THE TASK: Retype, word for word, the lines between the ones holding "Reproduce this chart with pgfplots." and "(0,0) rectangle (614pt,-349pt);", inclusive; pictures stay out of the copy.

ROWS:
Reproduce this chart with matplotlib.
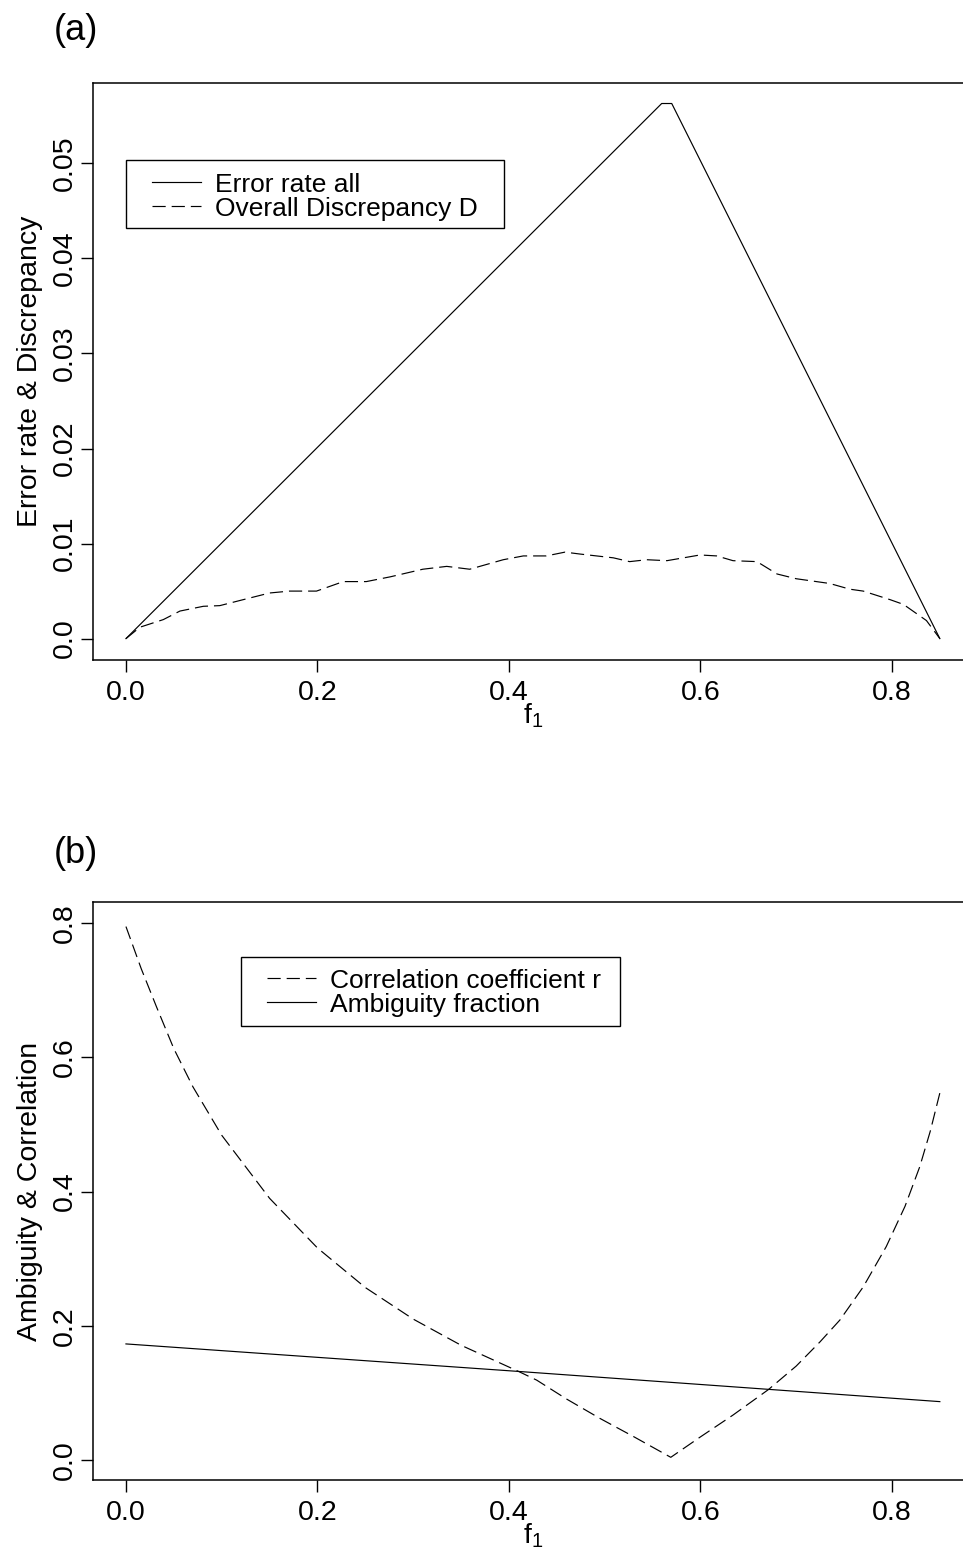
==
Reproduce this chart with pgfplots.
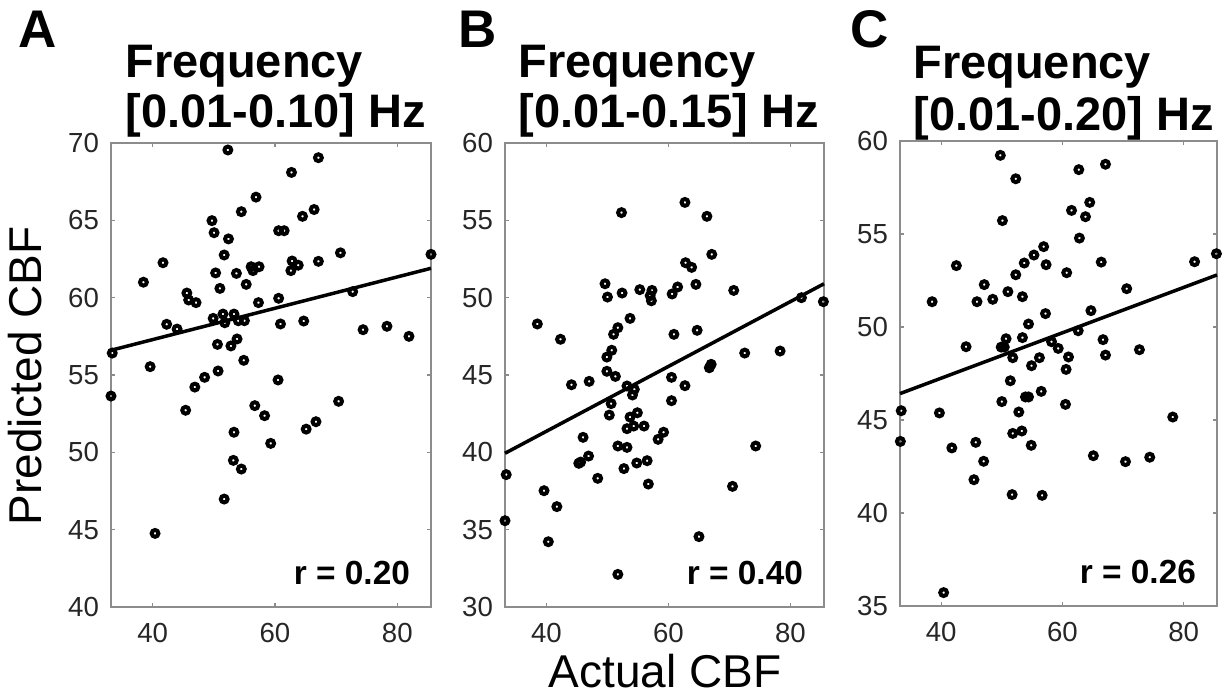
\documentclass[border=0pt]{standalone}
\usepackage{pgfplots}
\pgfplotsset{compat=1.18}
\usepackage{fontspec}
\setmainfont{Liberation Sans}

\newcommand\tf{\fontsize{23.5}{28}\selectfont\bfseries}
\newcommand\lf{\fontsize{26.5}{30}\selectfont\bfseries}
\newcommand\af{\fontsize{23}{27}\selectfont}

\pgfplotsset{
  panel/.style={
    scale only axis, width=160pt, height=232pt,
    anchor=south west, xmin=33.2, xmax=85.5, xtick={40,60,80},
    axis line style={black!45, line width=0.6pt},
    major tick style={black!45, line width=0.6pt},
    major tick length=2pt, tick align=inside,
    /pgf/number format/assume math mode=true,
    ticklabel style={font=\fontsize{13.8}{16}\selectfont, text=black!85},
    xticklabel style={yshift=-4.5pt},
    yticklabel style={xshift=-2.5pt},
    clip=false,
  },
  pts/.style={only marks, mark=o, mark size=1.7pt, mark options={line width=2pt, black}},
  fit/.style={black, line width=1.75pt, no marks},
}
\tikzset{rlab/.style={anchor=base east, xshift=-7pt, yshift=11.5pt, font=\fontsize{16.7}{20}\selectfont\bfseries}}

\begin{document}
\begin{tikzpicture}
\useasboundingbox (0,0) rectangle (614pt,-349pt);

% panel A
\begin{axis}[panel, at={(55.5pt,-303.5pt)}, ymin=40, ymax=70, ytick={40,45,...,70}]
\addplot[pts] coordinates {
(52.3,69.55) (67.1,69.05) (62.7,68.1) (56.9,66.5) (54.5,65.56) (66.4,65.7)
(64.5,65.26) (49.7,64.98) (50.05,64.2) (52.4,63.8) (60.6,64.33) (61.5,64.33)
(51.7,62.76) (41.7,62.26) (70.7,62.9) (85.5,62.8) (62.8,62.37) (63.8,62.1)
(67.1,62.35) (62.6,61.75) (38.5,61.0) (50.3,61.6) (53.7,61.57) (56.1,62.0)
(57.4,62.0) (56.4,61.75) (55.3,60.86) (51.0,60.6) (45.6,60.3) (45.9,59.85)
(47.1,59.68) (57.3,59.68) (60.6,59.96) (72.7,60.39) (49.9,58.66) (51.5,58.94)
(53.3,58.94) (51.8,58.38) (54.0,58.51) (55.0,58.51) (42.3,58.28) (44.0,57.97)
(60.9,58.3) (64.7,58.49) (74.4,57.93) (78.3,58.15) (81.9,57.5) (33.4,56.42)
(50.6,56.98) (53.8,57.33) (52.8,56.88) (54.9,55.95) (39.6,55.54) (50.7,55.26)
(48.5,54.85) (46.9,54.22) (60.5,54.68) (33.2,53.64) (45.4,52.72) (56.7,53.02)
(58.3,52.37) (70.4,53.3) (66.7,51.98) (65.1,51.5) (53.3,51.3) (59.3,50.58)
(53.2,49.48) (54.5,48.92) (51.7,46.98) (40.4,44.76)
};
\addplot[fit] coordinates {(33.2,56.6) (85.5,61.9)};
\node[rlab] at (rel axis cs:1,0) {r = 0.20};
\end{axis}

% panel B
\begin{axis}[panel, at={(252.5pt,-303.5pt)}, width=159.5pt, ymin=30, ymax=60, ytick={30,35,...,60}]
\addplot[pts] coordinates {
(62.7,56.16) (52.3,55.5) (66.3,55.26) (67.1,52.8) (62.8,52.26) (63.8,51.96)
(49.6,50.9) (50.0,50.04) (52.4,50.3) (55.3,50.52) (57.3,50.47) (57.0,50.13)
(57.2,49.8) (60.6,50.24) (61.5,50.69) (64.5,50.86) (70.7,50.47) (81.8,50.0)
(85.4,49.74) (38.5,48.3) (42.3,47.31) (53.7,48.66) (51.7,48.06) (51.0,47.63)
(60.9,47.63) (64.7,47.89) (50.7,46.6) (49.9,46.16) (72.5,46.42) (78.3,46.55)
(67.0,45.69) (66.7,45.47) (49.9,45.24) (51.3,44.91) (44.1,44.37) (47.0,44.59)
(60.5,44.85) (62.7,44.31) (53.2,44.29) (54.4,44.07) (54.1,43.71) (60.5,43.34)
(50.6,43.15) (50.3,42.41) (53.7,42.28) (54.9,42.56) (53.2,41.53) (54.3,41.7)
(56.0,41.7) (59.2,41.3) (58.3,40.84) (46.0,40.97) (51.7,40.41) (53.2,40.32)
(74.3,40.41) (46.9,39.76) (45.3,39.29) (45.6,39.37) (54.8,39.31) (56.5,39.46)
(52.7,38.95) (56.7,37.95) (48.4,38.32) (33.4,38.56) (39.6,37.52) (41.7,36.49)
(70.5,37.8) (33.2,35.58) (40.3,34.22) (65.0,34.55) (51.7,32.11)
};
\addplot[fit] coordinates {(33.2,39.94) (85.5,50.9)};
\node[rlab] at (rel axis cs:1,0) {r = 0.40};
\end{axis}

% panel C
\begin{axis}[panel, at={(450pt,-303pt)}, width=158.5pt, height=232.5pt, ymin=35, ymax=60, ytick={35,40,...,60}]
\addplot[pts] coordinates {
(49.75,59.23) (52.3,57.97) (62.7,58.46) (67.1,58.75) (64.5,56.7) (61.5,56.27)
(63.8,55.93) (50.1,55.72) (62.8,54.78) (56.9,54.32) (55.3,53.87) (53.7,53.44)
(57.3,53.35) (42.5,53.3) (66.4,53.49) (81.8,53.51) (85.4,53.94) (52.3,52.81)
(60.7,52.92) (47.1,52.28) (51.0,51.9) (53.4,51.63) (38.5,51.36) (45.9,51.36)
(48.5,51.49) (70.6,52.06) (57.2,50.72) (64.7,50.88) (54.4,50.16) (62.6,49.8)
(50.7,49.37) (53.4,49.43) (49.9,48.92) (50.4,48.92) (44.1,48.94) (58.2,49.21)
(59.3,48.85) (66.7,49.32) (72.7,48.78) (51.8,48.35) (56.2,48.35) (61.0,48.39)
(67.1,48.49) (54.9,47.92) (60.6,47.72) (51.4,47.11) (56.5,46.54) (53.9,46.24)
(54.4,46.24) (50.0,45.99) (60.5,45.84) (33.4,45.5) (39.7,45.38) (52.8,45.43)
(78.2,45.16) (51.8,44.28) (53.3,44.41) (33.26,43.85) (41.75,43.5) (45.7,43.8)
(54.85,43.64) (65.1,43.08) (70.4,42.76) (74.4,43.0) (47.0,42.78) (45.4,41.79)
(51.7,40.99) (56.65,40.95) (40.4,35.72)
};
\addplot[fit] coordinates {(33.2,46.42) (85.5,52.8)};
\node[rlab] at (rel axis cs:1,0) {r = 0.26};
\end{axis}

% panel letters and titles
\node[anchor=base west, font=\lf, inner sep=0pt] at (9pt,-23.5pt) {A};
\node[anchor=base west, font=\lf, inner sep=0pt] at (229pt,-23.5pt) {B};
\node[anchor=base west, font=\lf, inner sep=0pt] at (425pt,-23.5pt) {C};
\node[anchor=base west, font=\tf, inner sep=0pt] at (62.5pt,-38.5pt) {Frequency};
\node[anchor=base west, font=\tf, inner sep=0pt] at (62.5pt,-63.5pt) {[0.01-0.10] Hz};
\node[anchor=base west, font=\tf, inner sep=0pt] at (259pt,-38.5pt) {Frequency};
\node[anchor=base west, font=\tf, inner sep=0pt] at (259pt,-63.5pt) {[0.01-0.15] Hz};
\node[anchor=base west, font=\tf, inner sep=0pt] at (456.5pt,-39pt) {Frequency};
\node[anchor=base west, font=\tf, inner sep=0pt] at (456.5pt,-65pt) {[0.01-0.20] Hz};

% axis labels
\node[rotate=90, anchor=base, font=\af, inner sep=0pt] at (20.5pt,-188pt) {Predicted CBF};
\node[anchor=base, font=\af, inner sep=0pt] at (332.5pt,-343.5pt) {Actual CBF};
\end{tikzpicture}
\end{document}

TASK RESPONSE:
Reproduce this chart with pgfplots.
\documentclass[border=0pt]{standalone}
\usepackage{pgfplots}
\pgfplotsset{compat=1.18}
\usepackage{fontspec}
\setmainfont{Liberation Sans}

\newcommand\tf{\fontsize{23.5}{28}\selectfont\bfseries}
\newcommand\lf{\fontsize{26.5}{30}\selectfont\bfseries}
\newcommand\af{\fontsize{23}{27}\selectfont}

\pgfplotsset{
  panel/.style={
    scale only axis, width=160pt, height=232pt,
    anchor=south west, xmin=33.2, xmax=85.5, xtick={40,60,80},
    axis line style={black!45, line width=0.6pt},
    major tick style={black!45, line width=0.6pt},
    major tick length=2pt, tick align=inside,
    /pgf/number format/assume math mode=true,
    ticklabel style={font=\fontsize{13.8}{16}\selectfont, text=black!85},
    xticklabel style={yshift=-4.5pt},
    yticklabel style={xshift=-2.5pt},
    clip=false,
  },
  pts/.style={only marks, mark=o, mark size=1.7pt, mark options={line width=2pt, black}},
  fit/.style={black, line width=1.75pt, no marks},
}
\tikzset{rlab/.style={anchor=base east, xshift=-7pt, yshift=11.5pt, font=\fontsize{16.7}{20}\selectfont\bfseries}}

\begin{document}
\begin{tikzpicture}
\useasboundingbox (0,0) rectangle (614pt,-349pt);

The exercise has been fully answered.